When Alberto Contador next gets off his bike, it is likely to be as the three-time winner of the Tour de France.
The Spaniard will be the last rider to take to the roads for today's 52km 19th-stage time-trial from Bordeaux to Pauillac, and is expected to substantially extend his eight-second lead over Luxembourger Andy Schleck.
When the two men met in last year's time-trial, Contador won the stage -- which was shorter than this year's outing -- and took 1 minute, 45 seconds from Schleck. Contador went on to win the Tour, with Schleck second -- the same result that most expect to see this year.
Today is the last stage in which the positions at the top can change. Tomorrow's final stage into Paris is traditionally a sprinters' stage and a day-long victory procession for the overall winner.
Still, Contador insists his victory is not certain until the time-trial is over.

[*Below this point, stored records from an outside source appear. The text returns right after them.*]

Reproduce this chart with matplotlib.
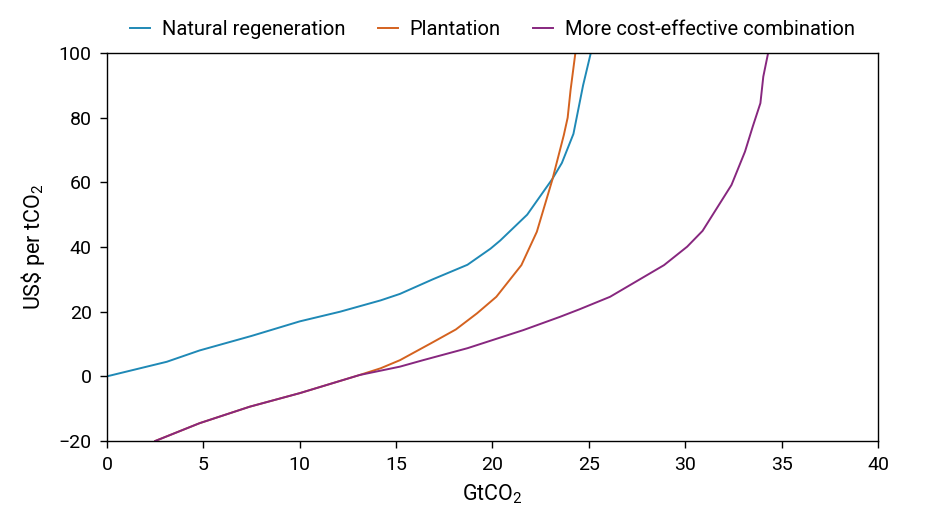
import matplotlib
matplotlib.use('Agg')
import matplotlib.pyplot as plt

plt.rcParams['font.family'] = ['Roboto', 'DejaVu Sans']
plt.rcParams['mathtext.fontset'] = 'custom'
plt.rcParams['mathtext.rm'] = 'Roboto'
plt.rcParams['mathtext.default'] = 'regular'

# natural regeneration
nat_x = [0, 0, 3.1, 4.8, 7.5, 10, 12.1, 14.2, 15.2, 16.9, 18.7, 19.9, 20.4,
         21.8, 23.1, 23.6, 24.2, 24.7, 25.1]
nat_y = [-20, 0, 4.5, 8, 12.5, 17, 20, 23.5, 25.5, 30, 34.5, 39.5, 42,
         50, 61, 66, 75, 90, 100]

# plantation
plant_x = [2.5, 4.8, 7.4, 10, 13.1, 14.2, 15.2, 16.8, 18.1, 19.2, 20.2, 21.5,
           22.3, 23.1, 23.7, 23.9, 24.05, 24.3]
plant_y = [-20, -14.5, -9.4, -5.2, 0.4, 2.5, 5, 10.2, 14.5, 19.5, 24.6, 34.4,
           44.7, 60.7, 74.6, 80, 88.5, 100]

# more cost-effective combination
comb_x = [2.5, 4.8, 7.4, 10, 13.1, 15.2, 16.4, 18.7, 21.6, 23.5, 24.5, 26.1,
          28.9, 30.1, 30.9, 32.4, 33.1, 33.5, 33.9, 34.05, 34.3]
comb_y = [-20, -14.5, -9.4, -5.2, 0.4, 3, 5, 8.7, 14.3, 18.4, 20.7, 24.6,
          34.4, 40.1, 45, 59.2, 69.5, 77.2, 84.5, 92.7, 100]

fig = plt.figure(figsize=(9.28, 5.26), dpi=100)
ax = fig.add_axes([0.1153, 0.1616, 0.8308, 0.7376])

ax.plot(nat_x, nat_y, color='#1f89b6', lw=1.4, label='Natural regeneration')
ax.plot(plant_x, plant_y, color='#d4621f', lw=1.4, label='Plantation')
ax.plot(comb_x, comb_y, color='#87277f', lw=1.4,
        label='More cost-effective combination')

ax.set_xlim(0, 40)
ax.set_ylim(-20, 100)
ax.set_xticks(range(0, 41, 5))
ax.set_yticks(range(-20, 101, 20))
ax.tick_params(labelsize=14, length=5, width=1, direction='out', pad=6)
for s in ax.spines.values():
    s.set_linewidth(1)

ax.set_xlabel('GtCO$_2$', fontsize=15.5, labelpad=6)
ax.set_ylabel(r'US\$ per tCO$_2$', fontsize=15.5, labelpad=8)

ax.legend(loc='lower center', bbox_to_anchor=(0.5, 1.0), ncol=3,
          frameon=False, fontsize=14.5, handlelength=1.0, columnspacing=1.6,
          handletextpad=0.6, borderaxespad=0.3)

fig.savefig('out.png', dpi=100)
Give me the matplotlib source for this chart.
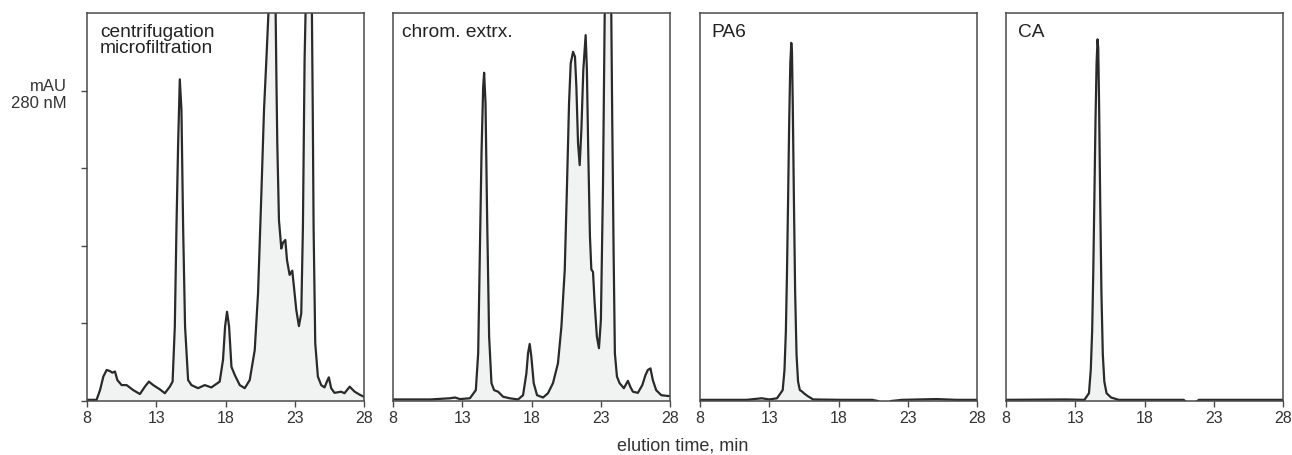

"This is a hard stage that comes after 20 days in the Tour, and this isn't a race for specialists. I will really have to fight a lot to win the stage and to defeat (Schleck)," he said.
Schleck, for his part, has not given up hope.
"I feel good. I have nothing to lose," he said. "He's better but I'm not bad, too. We're going to see a battle tomorrow."
In the race for third place, Olympic road race champion Samuel Sanchez of Spain holds a 21-second lead over Denis Menchov of Russia, the winner of last year's Giro d'Italia.
Among those hoping for the stage win today is world time-trial champion Fabian Cancellara of Switzerland, Schleck's team-mate at Saxo Bank. Cancellara took the race's prologue time-trial and held the yellow jersey for six days at the start of the race.
Yesterday, Mark Cavendish showed yet again that, even without his most important team-mate, few can touch him when it comes to sprinting.
The British rider captured the 18th stage from Salies-de-Bearn to Bordeaux in a sprint finish. It is his fourth win of this year's Tour and his 14th in just three years of competing in cycling's premier event.
He surged to the front in the final 200 yards. He gave himself such a lead that he was able to look behind him a couple of times and then cross the line with his fist in the air.
Cavendish won without his usual leadout man and room-mate, Mark Renshaw, who was expelled from the race after the 11th stage for head-butting an opponent, and Cavendish dedicated his latest victory to Renshaw. He says the Australian rider made life easy, bringing him to the front at just the right moment.
"I've missed Mark," Cavendish said. "I missed him in the Pyrenees, I missed somebody suffering more than me. I missed somebody to laugh about, about how hard it is."
Second place went to Julian Dean of New Zealand and third to Alessandro Petacchi of Italy. Petacchi took the green jersey, given to the leading sprinter, from Norway's Thor Hushovd.
Hushovd acknowledged that his fight to retain the sprint title he won last year was over.
"It's a big disappointment, but I realised step by step during the sprints that I'm suffering," said Hushovd. "I don't have the same level as Cavendish and Petacchi, and this was just another sprint that didn't work out."
Ireland's Nicholas Roche finished yesterday's stage in 18th place, putting him on track to achieve his aim of finishing the Tour in 15th place.